Education6 min

Bitcoin Halving 101: What It Is and Why It Matters for Beginner Crypto Investors in 2026

TX

TrendXBit Research

March 5, 2026

March 5, 2026

If you’ve spent any time researching Bitcoin as a new investor in 2026, you’ve likely encountered the term “halving” tossed around by analysts and traders alike. Often framed as a make-or-break event for Bitcoin prices, the concept can sound intimidating for those new to crypto. But halving is not some complex market gimmick—it’s the core structural feature that gives Bitcoin its scarcity, the property that makes it a viable store of value comparable to gold. Two years removed from the 2024 Bitcoin halving and two years out from the next 2028 event, understanding how halving works is more critical than ever for investors positioning for the next full market cycle. This guide breaks down everything you need to know, in beginner-friendly terms.

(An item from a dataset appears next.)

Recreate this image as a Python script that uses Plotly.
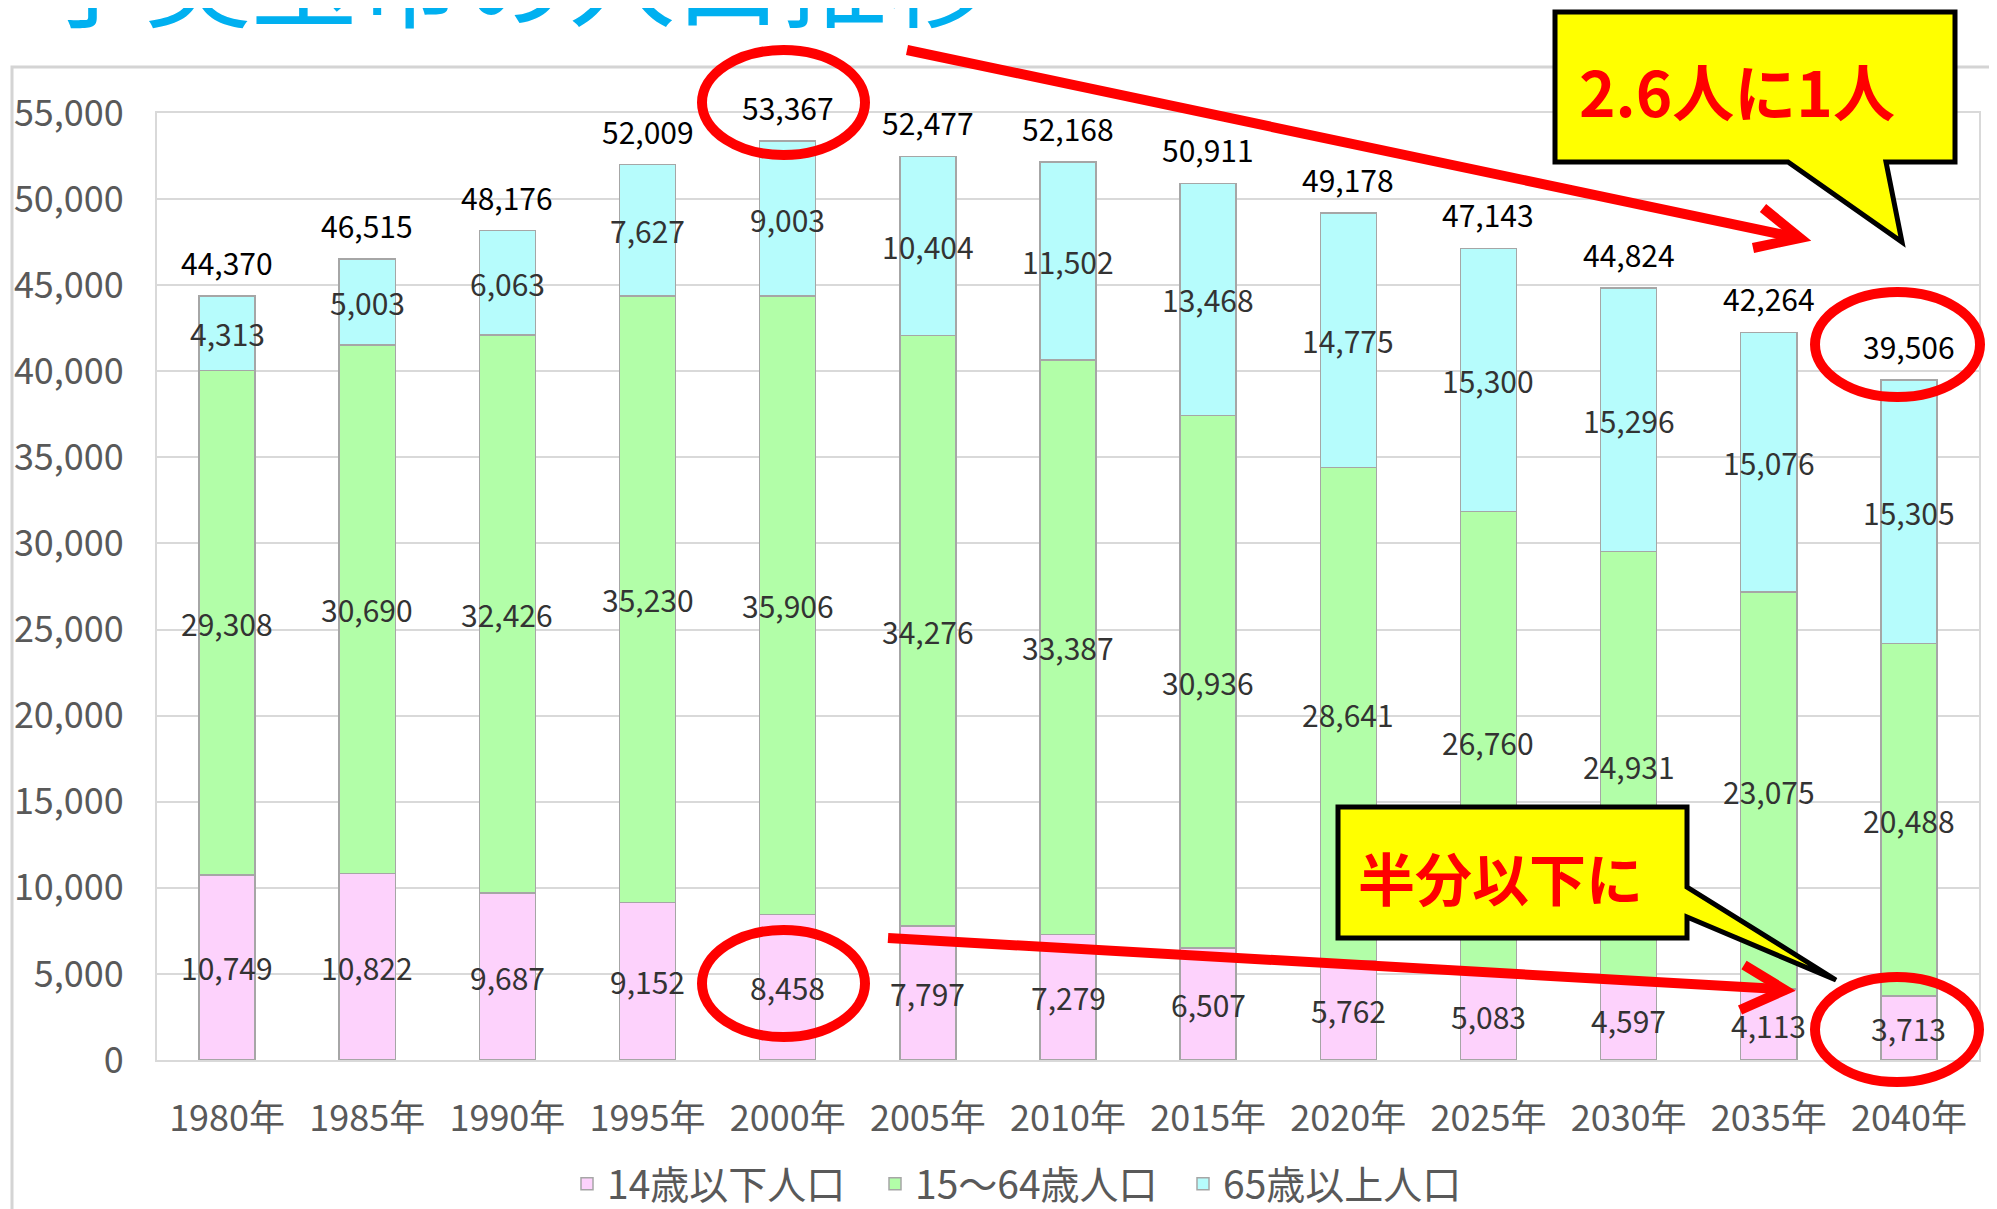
import plotly.graph_objects as go

years = ["1980年", "1985年", "1990年", "1995年", "2000年", "2005年", "2010年",
         "2015年", "2020年", "2025年", "2030年", "2035年", "2040年"]
pop_0_14 = [10749, 10822, 9687, 9152, 8458, 7797, 7279, 6507, 5762, 5083, 4597, 4113, 3713]
pop_15_64 = [29308, 30690, 32426, 35230, 35906, 34276, 33387, 30936, 28641, 26760, 24931, 23075, 20488]
pop_65 = [4313, 5003, 6063, 7627, 9003, 10404, 11502, 13468, 14775, 15300, 15296, 15076, 15305]
totals = [44370, 46515, 48176, 52009, 53367, 52477, 52168, 50911, 49178, 47143, 44824, 42264, 39506]
series_names = ["14歳以下人口", "15～64歳人口", "65歳以上人口"]
title_text = "小美玉市の人口推移"
callout_top = "2.6人に1人"
callout_bottom = "半分以下に"

# page offset (default body margin of the html page)
OFF = 8
SW, SH = 1997, 1209           # screen size
W, H = SW - OFF, SH - OFF     # figure size
L, R, T, B = 157, 1979, 113, 1060   # plot area in screen pixels
FONT = "Noto Sans CJK JP"


def xp(px):
    return (px - L) / (R - L)


def yp(py):
    return (B - py) / (B - T)


colors = ["#FDD2FC", "#B2FEA8", "#B6FCFC"]

fig = go.Figure()
for name, vals, c in zip(series_names, [pop_0_14, pop_15_64, pop_65], colors):
    fig.add_trace(go.Bar(x=years, y=vals, name=name,
                         marker=dict(color=c, line=dict(color="#A6A6A6", width=1.5)),
                         hoverinfo="skip"))

annotations = []
# segment labels
base = [0] * len(years)
for vals in [pop_0_14, pop_15_64, pop_65]:
    for i, v in enumerate(vals):
        annotations.append(dict(x=years[i], y=base[i] + v / 2, xref="x", yref="y",
                                text=f"{v:,}", showarrow=False,
                                xanchor="center", yanchor="middle",
                                font=dict(size=30, color="#333333", family=FONT)))
        base[i] += v
# total labels
for i, t in enumerate(totals):
    annotations.append(dict(x=years[i], y=t, xref="x", yref="y", yshift=34,
                            text=f"{t:,}", showarrow=False,
                            xanchor="center", yanchor="middle",
                            font=dict(size=30, color="#000000", family=FONT)))

# title (partially cut at top)
annotations.append(dict(x=xp(516), y=yp(-27), xref="paper", yref="paper",
                        text=title_text, showarrow=False, xanchor="center", yanchor="middle",
                        font=dict(size=106, color="#00B0F0", family=FONT)))
# callout texts
annotations.append(dict(x=xp(1737), y=yp(90), xref="paper", yref="paper",
                        text=f"<b>{callout_top}</b>", showarrow=False,
                        xanchor="center", yanchor="middle",
                        font=dict(size=62, color="#FF0000", family=FONT)))
annotations.append(dict(x=xp(1500), y=yp(876), xref="paper", yref="paper",
                        text=f"<b>{callout_bottom}</b>", showarrow=False,
                        xanchor="center", yanchor="middle",
                        font=dict(size=57, color="#FF0000", family=FONT)))


def path(points):
    return "M " + " L ".join(f"{xp(a):.5f},{yp(b):.5f}" for a, b in points) + " Z"


def open_path(points):
    return "M " + " L ".join(f"{xp(a):.5f},{yp(b):.5f}" for a, b in points)


shapes = []
# outer chart border
shapes.append(dict(type="rect", xref="paper", yref="paper", x0=xp(12), x1=xp(2020),
                   y0=yp(67), y1=yp(1240), line=dict(color="#D4D4D4", width=3),
                   fillcolor="rgba(0,0,0,0)", layer="below"))
# callout boxes
shapes.append(dict(type="path", xref="paper", yref="paper",
                   path=path([(1555, 12), (1955, 12), (1955, 162), (1886, 162), (1902, 242),
                              (1788, 162), (1555, 162)]),
                   fillcolor="#FFFF00", line=dict(color="#000000", width=5), layer="above"))
shapes.append(dict(type="path", xref="paper", yref="paper",
                   path=path([(1338, 807), (1687, 807), (1687, 887), (1836, 980), (1687, 917),
                              (1687, 938), (1338, 938)]),
                   fillcolor="#FFFF00", line=dict(color="#000000", width=5), layer="above"))
# red ellipses
for x0, x1, y0, y1 in [(702, 865, 50, 155), (702, 865, 930, 1037),
                       (1815, 1980, 292, 397), (1815, 1979, 977, 1082)]:
    shapes.append(dict(type="circle", xref="paper", yref="paper",
                       x0=xp(x0), x1=xp(x1), y0=yp(y0), y1=yp(y1),
                       line=dict(color="#FF0000", width=10), layer="above"))
# red arrows
for (sx, sy), (tx, ty), a1, a2 in [((907, 50), (1800, 238), (1763, 208), (1753, 248)),
                                   ((888, 938), (1785, 990), (1744, 965), (1740, 1010))]:
    shapes.append(dict(type="line", xref="paper", yref="paper",
                       x0=xp(sx), y0=yp(sy), x1=xp(tx - 6), y1=yp(ty - 1),
                       line=dict(color="#FF0000", width=10), layer="above"))
    shapes.append(dict(type="path", xref="paper", yref="paper",
                       path=open_path([a1, (tx, ty), a2]),
                       line=dict(color="#FF0000", width=10), layer="above"))

fig.update_layout(
    template="none",
    barmode="stack",
    bargap=0.6,
    width=W, height=H,
    autosize=False,
    margin=dict(l=L - OFF, r=SW - R, t=T - OFF, b=SH - B, pad=0, autoexpand=False),
    paper_bgcolor="white",
    plot_bgcolor="white",
    font=dict(family=FONT, color="#595959"),
    showlegend=True,
    legend=dict(orientation="h", xref="container", yref="container",
                x=(567 - OFF) / W, y=(SH - 1184) / H, xanchor="left", yanchor="middle",
                font=dict(size=39, color="#595959", family=FONT),
                bgcolor="rgba(0,0,0,0)", traceorder="normal", entrywidth=263),
    xaxis=dict(showgrid=False, showline=True, linecolor="#D9D9D9", linewidth=2, mirror=True,
               ticks="", tickfont=dict(size=36, color="#595959", family=FONT),
               ticklabelstandoff=26, fixedrange=True, automargin=False),
    yaxis=dict(range=[0, 55000], dtick=5000, tickformat=",", showgrid=True,
               gridcolor="#D9D9D9", gridwidth=2, showline=True, linecolor="#D9D9D9",
               linewidth=2, mirror=True, zeroline=False, ticks="",
               tickfont=dict(size=36, color="#595959", family=FONT),
               ticklabelstandoff=24, fixedrange=True, automargin=False),
    annotations=annotations,
    shapes=shapes,
)

fig.write_html("out.html")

Core Concepts: What Is Halving, In Simple Terms?

Think of Bitcoin as a digital gold mine with a fixed rule: every four years, the amount of new Bitcoin created and rewarded to miners (the participants who secure the network and process transactions) is cut in half. This scheduled cut is what we call a halving.

A simple analogy helps: imagine a small town gold mine that releases 10 new gold coins into the economy every hour. Every four years, the mine’s operator cuts the hourly output in half: 10 becomes 5, 5 becomes 2.5, 2.5 becomes 1.25, and so on, until eventually no new coins are left to mine. This is exactly how Bitcoin’s halving works. The total maximum supply of Bitcoin is capped at 21 million, and halving slows the rate of new supply entering the market until that cap is hit, expected around 2140.

As of March 2026, we can trace the pattern through all five halvings to date:

  • 2009 (launch): 50 BTC per block reward
  • 2012 first halving: 25 BTC per block
  • 2016 second halving: 12.5 BTC per block
  • 2020 third halving: 6.25 BTC per block
  • 2024 fourth halving: 3.125 BTC per block (current as of 2026)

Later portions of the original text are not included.